I've been keeping it close to the vest until now, but last month I enrolled in a comics writing course at NYU's School of Continuing Education or whatever the hell they call it. It's taught by Danny Fingeroth, the guy who edited the Spider-Titles when I started reading comics, and hwo also did a boatload of writing on other various projects. One of his latest gigs is Write Now! Magazine, which I read religiously; it's got plenty of good advice and interviews and sample scripts. Dern fascinating stuff.

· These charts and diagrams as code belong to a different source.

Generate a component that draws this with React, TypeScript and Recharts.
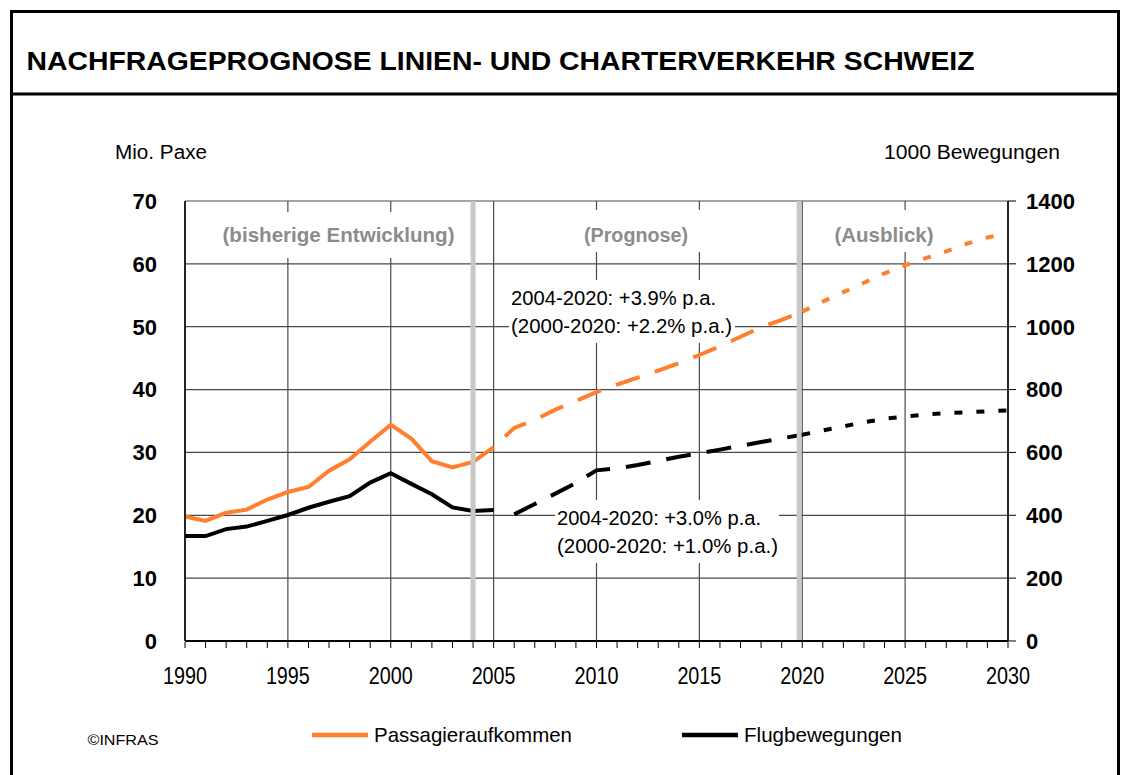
import React from 'react';
import { LineChart, Line, XAxis, YAxis, CartesianGrid, ReferenceLine, Customized } from 'recharts';

const FONT = '"Liberation Sans", Arial, Helvetica, sans-serif';
const ORANGE = '#FF7F2E';
const BLACK = '#000000';
const BAND = '#C8C8C8';
const LABEL_GREY = '#8C8C8C';

// Passagieraufkommen, Mio. Paxe (left axis)
const paxHistYears = [1990, 1991, 1992, 1993, 1994, 1995, 1996, 1997, 1998, 1999, 2000, 2001, 2002, 2003, 2004];
const paxHist = [19.8, 19.1, 20.4, 20.9, 22.5, 23.7, 24.5, 27.1, 28.9, 31.7, 34.4, 32.2, 28.6, 27.6, 28.5];
const paxProgYears = [2004, 2005, 2006, 2007, 2008, 2009, 2010, 2011, 2012, 2013, 2014, 2015, 2016, 2017, 2018, 2019, 2020];
const paxProg = [28.5, 30.8, 33.9, 35.2, 36.8, 38.2, 39.6, 40.8, 41.9, 43.0, 44.2, 45.5, 46.9, 48.4, 49.9, 51.1, 52.4];
const paxOutYears = [2020, 2021, 2022, 2023, 2024, 2025, 2026, 2027, 2028, 2029, 2030];
const paxOut = [52.4, 54.0, 55.5, 57.0, 58.5, 59.8, 60.9, 62.0, 63.2, 64.2, 64.9];

// Flugbewegungen, 1000 Bewegungen (right axis)
const movHistYears = [1990, 1991, 1992, 1993, 1994, 1995, 1996, 1997, 1998, 1999, 2000, 2001, 2002, 2003, 2004, 2005];
const movHist = [334, 334, 356, 364, 382, 401, 424, 443, 461, 504, 534, 500, 467, 425, 414, 417];
const movProgYears = [2006, 2007, 2008, 2009, 2010, 2011, 2012, 2013, 2014, 2015, 2016, 2017, 2018, 2019, 2020];
const movProg = [403, 436, 469, 503, 543, 549, 560, 573, 586, 597, 609, 621, 633, 645, 656];
const movOutYears = [2020, 2021, 2022, 2023, 2024, 2025, 2026, 2027, 2028, 2029, 2030];
const movOut = [656, 670, 683, 696, 707, 714, 721, 725, 728, 731, 734];

const xTicks = [1990, 1995, 2000, 2005, 2010, 2015, 2020, 2025, 2030];
const paxTicks = [0, 10, 20, 30, 40, 50, 60, 70];
const movTicks = [0, 200, 400, 600, 800, 1000, 1200, 1400];
const minorTicks = Array.from({ length: 41 }, (_, i) => 1990 + i);

const DASHED = '25 16';
const DOTTED = '8 14';

const SERIES = [
  { key: 'paxHist', years: paxHistYears, values: paxHist, axis: 'left', color: ORANGE, dash: undefined },
  { key: 'paxProg', years: paxProgYears, values: paxProg, axis: 'left', color: ORANGE, dash: DASHED },
  { key: 'paxOut', years: paxOutYears, values: paxOut, axis: 'left', color: ORANGE, dash: DOTTED },
  { key: 'movHist', years: movHistYears, values: movHist, axis: 'right', color: BLACK, dash: undefined },
  { key: 'movProg', years: movProgYears, values: movProg, axis: 'right', color: BLACK, dash: DASHED },
  { key: 'movOut', years: movOutYears, values: movOut, axis: 'right', color: BLACK, dash: DOTTED },
];

const data = minorTicks.map((year) => {
  const row: Record<string, number | null> = { year };
  SERIES.forEach((s) => {
    const i = s.years.indexOf(year);
    row[s.key] = i >= 0 ? s.values[i] : null;
  });
  return row;
});

const legendItems = [
  { name: 'Passagieraufkommen', color: ORANGE, x: 312, len: 198 },
  { name: 'Flugbewegungen', color: BLACK, x: 682, len: 158 },
];

// white backing boxes that hide the grid under the labels
const boxes = [
  { x: 214, y: 212, w: 249, h: 46 },
  { x: 575, y: 210, w: 132, h: 42 },
  { x: 826, y: 210, w: 115, h: 42 },
  { x: 509, y: 280, w: 226, h: 63 },
  { x: 555, y: 500, w: 224, h: 63 },
];

const sectionLabels = [
  { text: '(bisherige Entwicklung)', cx: 338.5, len: 232 },
  { text: '(Prognose)', cx: 636, len: 104 },
  { text: '(Ausblick)', cx: 884, len: 99 },
];

const notes = [
  { text: '2004-2020: +3.9% p.a.', x: 511, y: 305, len: 205 },
  { text: '(2000-2020: +2.2% p.a.)', x: 511, y: 333, len: 221 },
  { text: '2004-2020: +3.0% p.a.', x: 557, y: 525, len: 204 },
  { text: '(2000-2020: +1.0% p.a.)', x: 557, y: 553, len: 221 },
];

const Boxes = () => (
  <g>
    {boxes.map((b, i) => (
      <rect key={i} x={b.x} y={b.y} width={b.w} height={b.h} fill="#fff" />
    ))}
    {sectionLabels.map((l) => (
      <text key={l.text} x={l.cx} y={242} textAnchor="middle" fontFamily={FONT} fontSize={21}
        fontWeight="bold" fill={LABEL_GREY} textLength={l.len} lengthAdjust="spacingAndGlyphs">
        {l.text}
      </text>
    ))}
    {notes.map((n) => (
      <text key={n.text + n.y} x={n.x} y={n.y} fontFamily={FONT} fontSize={20.5} fill="#000"
        textLength={n.len} lengthAdjust="spacingAndGlyphs">
        {n.text}
      </text>
    ))}
  </g>
);

const Frame = () => (
  <g fontFamily={FONT}>
    <rect x={11.5} y={11.5} width={1107} height={800} fill="none" stroke="#000" strokeWidth={3} />
    <line x1={10} x2={1120} y1={94} y2={94} stroke="#000" strokeWidth={3} />
    <text x={26.5} y={70} fontSize={25.6} fontWeight="bold" fill="#000" textLength={948} lengthAdjust="spacingAndGlyphs">
      NACHFRAGEPROGNOSE LINIEN- UND CHARTERVERKEHR SCHWEIZ
    </text>
    <text x={115} y={159} fontSize={20} fill="#000" textLength={92} lengthAdjust="spacingAndGlyphs">
      Mio. Paxe
    </text>
    <text x={1060} y={159} fontSize={20} fill="#000" textAnchor="end" textLength={176} lengthAdjust="spacingAndGlyphs">
      1000 Bewegungen
    </text>
    <text x={87.5} y={745} fontSize={15} fill="#000" textLength={71} lengthAdjust="spacingAndGlyphs">
      ©INFRAS
    </text>
    {legendItems.map((it) => (
      <g key={it.name}>
        <line x1={it.x} x2={it.x + 56} y1={735} y2={735} stroke={it.color} strokeWidth={4.5} />
        <text x={it.x + 62} y={742} fontSize={21} fill="#000" textLength={it.len} lengthAdjust="spacingAndGlyphs">
          {it.name}
        </text>
      </g>
    ))}
  </g>
);

const YearTick = ({ x, y, payload }: any) => (
  <text x={x} y={y + 43} textAnchor="middle" fontFamily={FONT} fontSize={23.5} fill="#000"
    textLength={44} lengthAdjust="spacingAndGlyphs">
    {payload.value}
  </text>
);

const axisTickStyle = { fontSize: 22, fontWeight: 700, fill: '#000', fontFamily: FONT };

export default function App() {
  return (
    <div style={{ position: 'absolute', left: 0, top: 0, width: 1125, height: 775, background: '#fff' }}>
      <LineChart width={1125} height={775} data={data} margin={{ top: 201, right: 57, bottom: 132, left: 125 }}>
        <Customized component={<Frame />} />
        <CartesianGrid xAxisId="main" yAxisId="left" stroke="#4a4a4a" strokeWidth={1.2} />
        <XAxis xAxisId="main" dataKey="year" type="number" domain={[1990, 2030]} ticks={xTicks}
          height={1} axisLine={{ stroke: '#000', strokeWidth: 2 }} tickLine={false} tickSize={0}
          tickMargin={0} tick={<YearTick />} interval={0} />
        <XAxis xAxisId="minor" dataKey="year" type="number" domain={[1990, 2030]} ticks={minorTicks}
          height={1} axisLine={false} tickSize={6} tickLine={{ stroke: '#000', strokeWidth: 1 }}
          tickFormatter={() => ''} interval={0} />
        <YAxis yAxisId="left" width={60} domain={[0, 70]} ticks={paxTicks} interval={0}
          axisLine={{ stroke: '#000', strokeWidth: 1.5 }} tickLine={false} tickSize={0} tickMargin={28}
          tick={axisTickStyle} />
        <YAxis yAxisId="right" orientation="right" width={60} domain={[0, 1400]} ticks={movTicks} interval={0}
          axisLine={{ stroke: '#000', strokeWidth: 1.5 }} tickLine={{ stroke: '#000', strokeWidth: 1 }}
          tickSize={8} tickMargin={10} tick={axisTickStyle} />
        <Customized component={<Boxes />} />
        {SERIES.map((s) => (
          <Line key={s.key} xAxisId="main" yAxisId={s.axis} dataKey={s.key} type="linear"
            stroke={s.color} strokeWidth={4} strokeDasharray={s.dash} dot={false} activeDot={false}
            isAnimationActive={false} connectNulls={false} />
        ))}
        <ReferenceLine xAxisId="main" yAxisId="left" x={2004} stroke={BAND} strokeWidth={5} />
        <ReferenceLine xAxisId="main" yAxisId="left" x={2019.85} stroke={BAND} strokeWidth={5} />
      </LineChart>
    </div>
  );
}
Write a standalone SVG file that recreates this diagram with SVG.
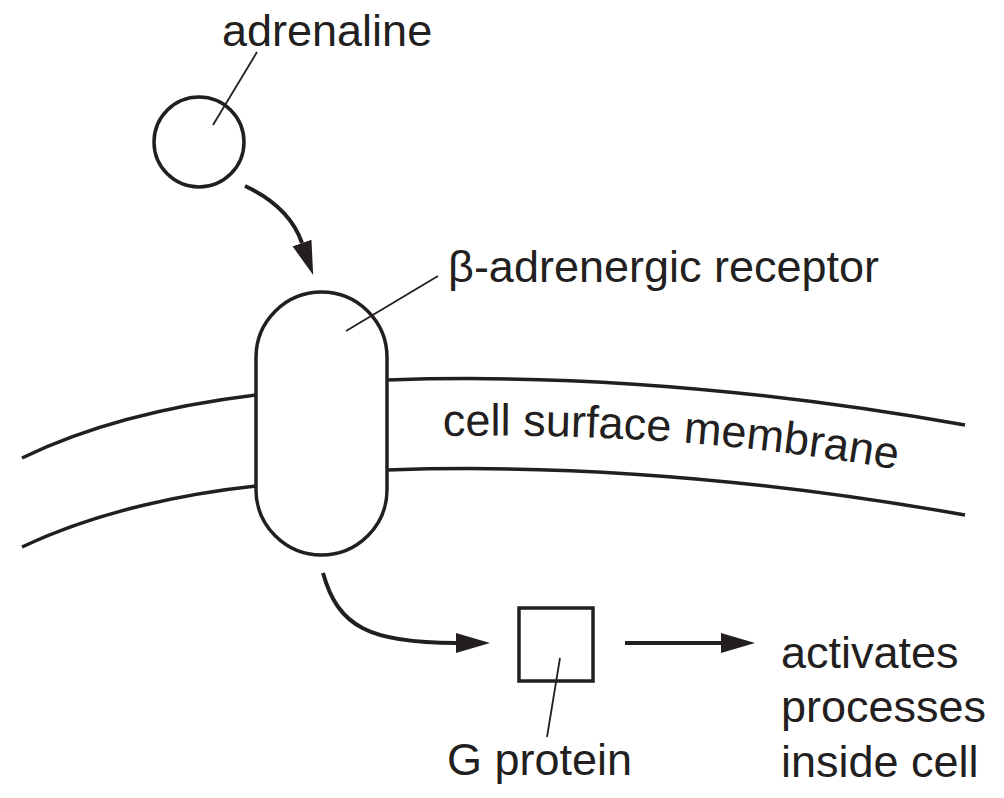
<svg xmlns="http://www.w3.org/2000/svg" width="1004" height="798" viewBox="0 0 1004 798">
<defs>
<style>
.t{font-family:"Liberation Sans",Arial,Helvetica,sans-serif;font-size:45px;fill:#231f20}
.thick{fill:none;stroke:#231f20;stroke-width:3.5}
.lead{fill:none;stroke:#231f20;stroke-width:1.8}
.arr{fill:none;stroke:#231f20;stroke-width:4;marker-end:url(#ah)}
</style>
<marker id="ah" markerUnits="userSpaceOnUse" markerWidth="40" markerHeight="24" viewBox="0 -12 40 24" refX="0" refY="0" orient="auto">
<path d="M0,-10 L34,0 L0,10 z" fill="#231f20"/>
</marker>
<path id="mp" d="M443,436 C600,433 760,444 910,472"/>
</defs>
<rect width="1004" height="798" fill="#fff"/>
<g id="membrane">
<path class="thick" d="M22,458 C100,420 190,403 256,395"/>
<path class="thick" d="M22,547 C100,510 190,493 256,486"/>
<path class="thick" d="M387,380 C500,376 700,378 965,425"/>
<path class="thick" d="M387,470 C500,466 700,468 965,515"/>
<text class="t"><textPath href="#mp">cell surface membrane</textPath></text>
</g>
<g id="adrenaline">
<circle class="thick" cx="199" cy="142" r="45"/>
<line class="lead" x1="257" y1="52" x2="213" y2="125"/>
<text class="t" x="222" y="46">adrenaline</text>
</g>
<g id="receptor">
<rect class="thick" x="256" y="292" width="131" height="263" rx="65.5" ry="65.5" fill="#fff"/>
<line class="lead" x1="438" y1="276" x2="346" y2="331"/>
<text class="t" x="448" y="282">β-adrenergic receptor</text>
</g>
<g id="gprotein">
<rect class="thick" x="519" y="608" width="74" height="73" stroke-width="4"/>
<line class="lead" x1="560" y1="658" x2="547" y2="737"/>
<text class="t" x="447" y="775">G protein</text>
</g>
<g id="processes">
<text class="t" x="781" y="668">activates</text>
<text class="t" x="781" y="722">processes</text>
<text class="t" x="781" y="777">inside cell</text>
</g>
<g id="connectors">
<path class="arr" d="M245,186 C275,200 294,220 302,243"/>
<path class="arr" d="M323,573 C338,627 370,643 456,643"/>
<path class="arr" d="M625,643 L721,643"/>
</g>
</svg>
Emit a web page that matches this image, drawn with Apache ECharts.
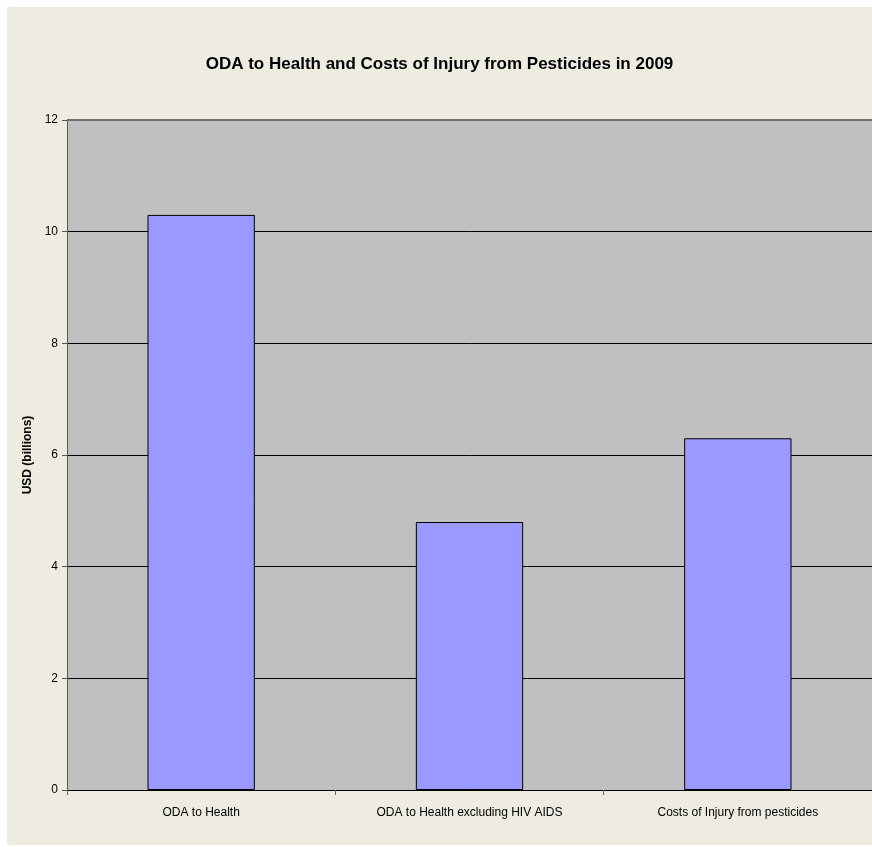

Anyway, the first class was tonight, and I felt good vibes. I'm taking it for a lot of reasons, not the least of which is the fact that I could use some fancy learnin' on the subject of writing comics. But, being honest with myself, a big reason for the class is to give myself a goose. If I've got one failing, it's my unapologetic love of 80's pop music, but if I've got a second failing, it's that I lack discipline, the ability to get off my ass and do what it takes. I hope to use my impetus to do well in the class to motivate myself to make some changes in that area, and others as well (like accepting the often non-linear nature of creativity, and learning new ways to judge success and failure). It's so crazy, it just might work.
Already, I've got an assignment to come up with three "springboard" ideas and an outline. I'm getting interested in it, and I think I came up with at least one good one-line synopsis on the train. So that's good.
Combined with therapy, this should get me back on track. Not that I expect it to be a walk in the park. But it's better than the alternative, right?